Start
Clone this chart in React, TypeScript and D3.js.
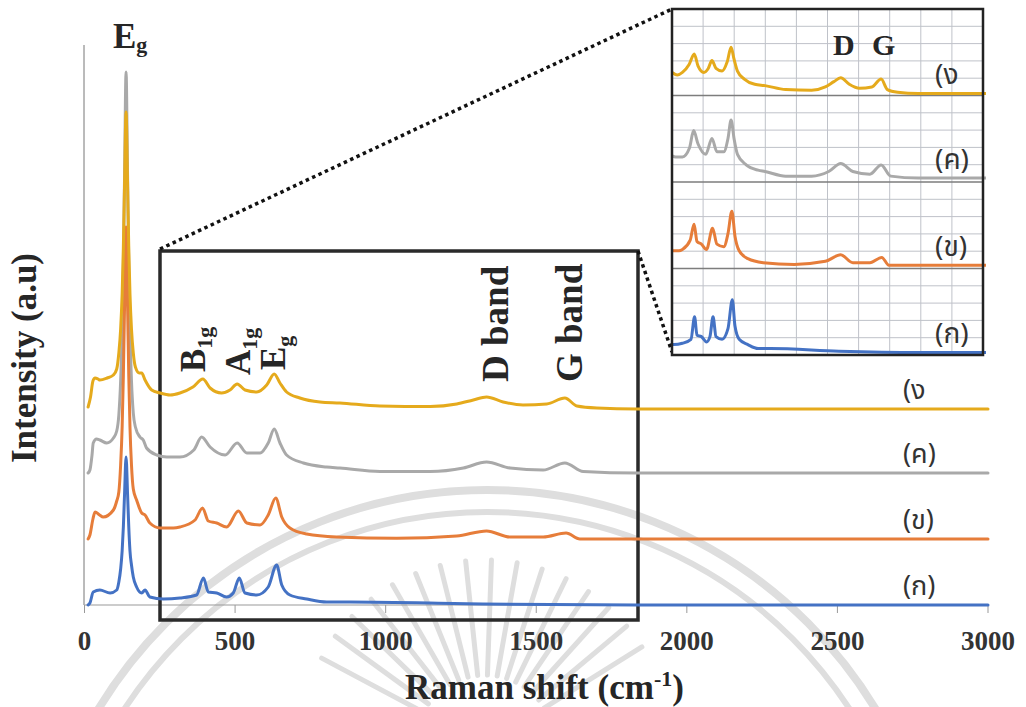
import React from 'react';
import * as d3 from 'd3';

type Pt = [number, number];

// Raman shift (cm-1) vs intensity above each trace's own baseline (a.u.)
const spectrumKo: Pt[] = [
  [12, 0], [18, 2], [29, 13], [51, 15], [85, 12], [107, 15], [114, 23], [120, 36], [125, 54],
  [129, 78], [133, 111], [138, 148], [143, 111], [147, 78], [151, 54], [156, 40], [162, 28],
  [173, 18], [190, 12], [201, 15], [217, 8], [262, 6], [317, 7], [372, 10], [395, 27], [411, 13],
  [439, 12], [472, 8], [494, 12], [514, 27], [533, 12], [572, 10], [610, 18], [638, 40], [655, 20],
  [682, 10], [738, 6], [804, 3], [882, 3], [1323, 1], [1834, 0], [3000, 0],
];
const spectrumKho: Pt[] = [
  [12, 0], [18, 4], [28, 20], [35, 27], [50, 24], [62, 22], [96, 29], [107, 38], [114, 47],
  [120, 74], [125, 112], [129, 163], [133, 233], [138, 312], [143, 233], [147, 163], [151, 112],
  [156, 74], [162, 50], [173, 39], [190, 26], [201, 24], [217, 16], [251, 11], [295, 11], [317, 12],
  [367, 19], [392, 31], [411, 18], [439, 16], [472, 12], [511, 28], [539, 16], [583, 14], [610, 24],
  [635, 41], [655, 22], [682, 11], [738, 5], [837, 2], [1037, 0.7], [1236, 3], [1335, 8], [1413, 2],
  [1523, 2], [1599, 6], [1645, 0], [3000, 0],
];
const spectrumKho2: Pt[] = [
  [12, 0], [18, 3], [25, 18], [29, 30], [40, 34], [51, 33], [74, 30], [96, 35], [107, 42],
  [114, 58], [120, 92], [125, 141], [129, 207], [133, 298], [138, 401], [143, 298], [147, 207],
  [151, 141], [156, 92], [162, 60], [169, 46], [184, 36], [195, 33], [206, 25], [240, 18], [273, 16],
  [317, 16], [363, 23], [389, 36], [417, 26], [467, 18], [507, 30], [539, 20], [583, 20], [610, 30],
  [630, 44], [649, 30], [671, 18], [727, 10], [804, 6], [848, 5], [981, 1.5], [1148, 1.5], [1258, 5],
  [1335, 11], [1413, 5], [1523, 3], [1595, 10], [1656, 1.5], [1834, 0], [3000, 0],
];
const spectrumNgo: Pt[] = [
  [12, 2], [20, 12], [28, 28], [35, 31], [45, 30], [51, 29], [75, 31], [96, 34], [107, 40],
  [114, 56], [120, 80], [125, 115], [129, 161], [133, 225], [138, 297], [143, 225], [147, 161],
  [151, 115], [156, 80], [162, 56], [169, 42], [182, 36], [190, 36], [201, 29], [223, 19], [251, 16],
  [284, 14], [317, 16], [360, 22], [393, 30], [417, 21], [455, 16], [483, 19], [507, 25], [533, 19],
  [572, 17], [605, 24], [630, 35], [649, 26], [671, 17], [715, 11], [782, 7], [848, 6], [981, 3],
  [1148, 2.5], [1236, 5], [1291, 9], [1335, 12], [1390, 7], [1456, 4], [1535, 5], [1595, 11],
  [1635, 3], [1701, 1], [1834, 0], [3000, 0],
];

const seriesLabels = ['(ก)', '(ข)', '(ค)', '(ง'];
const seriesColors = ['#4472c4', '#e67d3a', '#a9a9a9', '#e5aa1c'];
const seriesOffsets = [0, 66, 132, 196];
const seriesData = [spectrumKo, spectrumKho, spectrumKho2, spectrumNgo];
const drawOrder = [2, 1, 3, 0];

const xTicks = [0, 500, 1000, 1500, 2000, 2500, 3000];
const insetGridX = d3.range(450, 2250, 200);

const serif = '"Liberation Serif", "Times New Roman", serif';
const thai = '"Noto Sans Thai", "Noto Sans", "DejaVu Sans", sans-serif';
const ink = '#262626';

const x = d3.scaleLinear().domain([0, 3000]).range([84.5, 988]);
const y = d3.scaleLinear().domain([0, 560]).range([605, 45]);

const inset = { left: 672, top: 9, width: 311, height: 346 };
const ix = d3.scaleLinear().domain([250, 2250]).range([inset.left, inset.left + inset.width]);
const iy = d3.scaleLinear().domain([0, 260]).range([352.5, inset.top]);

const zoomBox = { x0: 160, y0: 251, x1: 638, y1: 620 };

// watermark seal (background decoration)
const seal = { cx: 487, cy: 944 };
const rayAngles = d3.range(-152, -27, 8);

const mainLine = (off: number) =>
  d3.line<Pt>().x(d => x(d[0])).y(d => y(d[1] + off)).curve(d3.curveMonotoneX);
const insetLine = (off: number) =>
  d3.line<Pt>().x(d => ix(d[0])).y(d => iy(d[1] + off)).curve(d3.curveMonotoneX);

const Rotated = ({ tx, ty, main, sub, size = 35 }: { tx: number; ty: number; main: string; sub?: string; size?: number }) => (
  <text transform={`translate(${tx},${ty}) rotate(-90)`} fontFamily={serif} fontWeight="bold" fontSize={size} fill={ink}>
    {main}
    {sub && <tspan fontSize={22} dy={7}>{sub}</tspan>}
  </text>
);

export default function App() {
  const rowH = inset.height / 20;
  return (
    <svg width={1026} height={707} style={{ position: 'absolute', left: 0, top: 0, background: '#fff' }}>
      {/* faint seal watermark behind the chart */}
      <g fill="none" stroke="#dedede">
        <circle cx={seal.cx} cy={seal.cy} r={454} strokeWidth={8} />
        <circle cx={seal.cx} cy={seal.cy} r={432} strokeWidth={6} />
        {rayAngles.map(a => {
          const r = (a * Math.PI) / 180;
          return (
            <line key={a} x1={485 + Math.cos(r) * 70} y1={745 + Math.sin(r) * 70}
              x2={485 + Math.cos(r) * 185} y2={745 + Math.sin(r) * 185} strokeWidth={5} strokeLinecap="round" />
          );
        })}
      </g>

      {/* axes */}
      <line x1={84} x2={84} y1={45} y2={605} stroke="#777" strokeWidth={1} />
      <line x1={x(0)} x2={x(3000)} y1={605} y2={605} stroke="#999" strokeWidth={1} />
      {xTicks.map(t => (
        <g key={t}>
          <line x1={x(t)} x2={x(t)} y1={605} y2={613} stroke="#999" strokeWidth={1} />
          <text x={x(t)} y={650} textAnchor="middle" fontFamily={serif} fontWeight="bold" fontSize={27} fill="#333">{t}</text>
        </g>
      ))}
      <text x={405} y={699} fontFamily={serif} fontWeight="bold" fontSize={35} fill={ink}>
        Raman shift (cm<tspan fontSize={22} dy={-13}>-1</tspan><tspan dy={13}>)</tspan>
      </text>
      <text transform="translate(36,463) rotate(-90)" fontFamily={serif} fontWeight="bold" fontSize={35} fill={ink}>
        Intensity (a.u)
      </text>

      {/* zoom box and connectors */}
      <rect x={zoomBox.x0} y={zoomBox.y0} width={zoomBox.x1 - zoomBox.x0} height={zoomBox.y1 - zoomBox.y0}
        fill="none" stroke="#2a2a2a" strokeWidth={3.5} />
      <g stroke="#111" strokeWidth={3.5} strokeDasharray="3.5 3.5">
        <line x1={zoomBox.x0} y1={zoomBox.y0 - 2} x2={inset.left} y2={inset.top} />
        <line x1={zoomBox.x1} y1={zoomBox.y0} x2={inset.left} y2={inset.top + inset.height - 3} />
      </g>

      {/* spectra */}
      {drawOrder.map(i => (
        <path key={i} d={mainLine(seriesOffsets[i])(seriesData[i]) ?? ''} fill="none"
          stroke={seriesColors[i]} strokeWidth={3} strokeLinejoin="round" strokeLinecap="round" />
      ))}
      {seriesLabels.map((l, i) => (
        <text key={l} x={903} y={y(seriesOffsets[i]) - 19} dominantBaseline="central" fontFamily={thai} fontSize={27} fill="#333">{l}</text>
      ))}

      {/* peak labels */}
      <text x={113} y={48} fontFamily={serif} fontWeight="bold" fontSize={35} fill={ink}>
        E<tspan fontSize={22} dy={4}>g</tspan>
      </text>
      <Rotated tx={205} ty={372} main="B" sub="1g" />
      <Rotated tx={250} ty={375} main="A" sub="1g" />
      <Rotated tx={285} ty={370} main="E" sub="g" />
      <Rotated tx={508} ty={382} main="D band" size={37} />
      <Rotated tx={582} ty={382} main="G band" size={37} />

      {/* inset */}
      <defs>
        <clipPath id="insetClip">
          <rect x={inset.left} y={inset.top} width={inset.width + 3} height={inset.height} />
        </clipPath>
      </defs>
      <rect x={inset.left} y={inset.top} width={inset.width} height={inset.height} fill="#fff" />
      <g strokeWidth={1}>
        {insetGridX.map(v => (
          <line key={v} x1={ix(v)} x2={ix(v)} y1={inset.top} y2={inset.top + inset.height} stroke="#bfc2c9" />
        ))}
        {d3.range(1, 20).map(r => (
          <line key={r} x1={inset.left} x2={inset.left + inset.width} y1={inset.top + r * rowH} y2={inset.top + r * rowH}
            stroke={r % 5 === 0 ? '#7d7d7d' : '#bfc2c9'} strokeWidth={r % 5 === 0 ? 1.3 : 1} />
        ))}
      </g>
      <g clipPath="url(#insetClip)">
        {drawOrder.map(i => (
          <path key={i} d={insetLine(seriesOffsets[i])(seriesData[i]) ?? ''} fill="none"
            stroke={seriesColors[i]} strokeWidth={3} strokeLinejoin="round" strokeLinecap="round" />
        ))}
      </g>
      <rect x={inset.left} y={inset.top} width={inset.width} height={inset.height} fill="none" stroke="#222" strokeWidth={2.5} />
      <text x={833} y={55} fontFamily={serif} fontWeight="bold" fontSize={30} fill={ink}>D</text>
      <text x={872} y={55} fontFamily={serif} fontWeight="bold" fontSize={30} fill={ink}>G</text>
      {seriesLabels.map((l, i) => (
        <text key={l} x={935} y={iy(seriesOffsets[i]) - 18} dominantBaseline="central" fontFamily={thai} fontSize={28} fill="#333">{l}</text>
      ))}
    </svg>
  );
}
End
Task: Return only the lines running from the top of the data to the line that holds "type Pt = [number, number];". Include both of those lines, but skip the pictures.

Completed task:
Clone this chart in React, TypeScript and D3.js.
import React from 'react';
import * as d3 from 'd3';

type Pt = [number, number];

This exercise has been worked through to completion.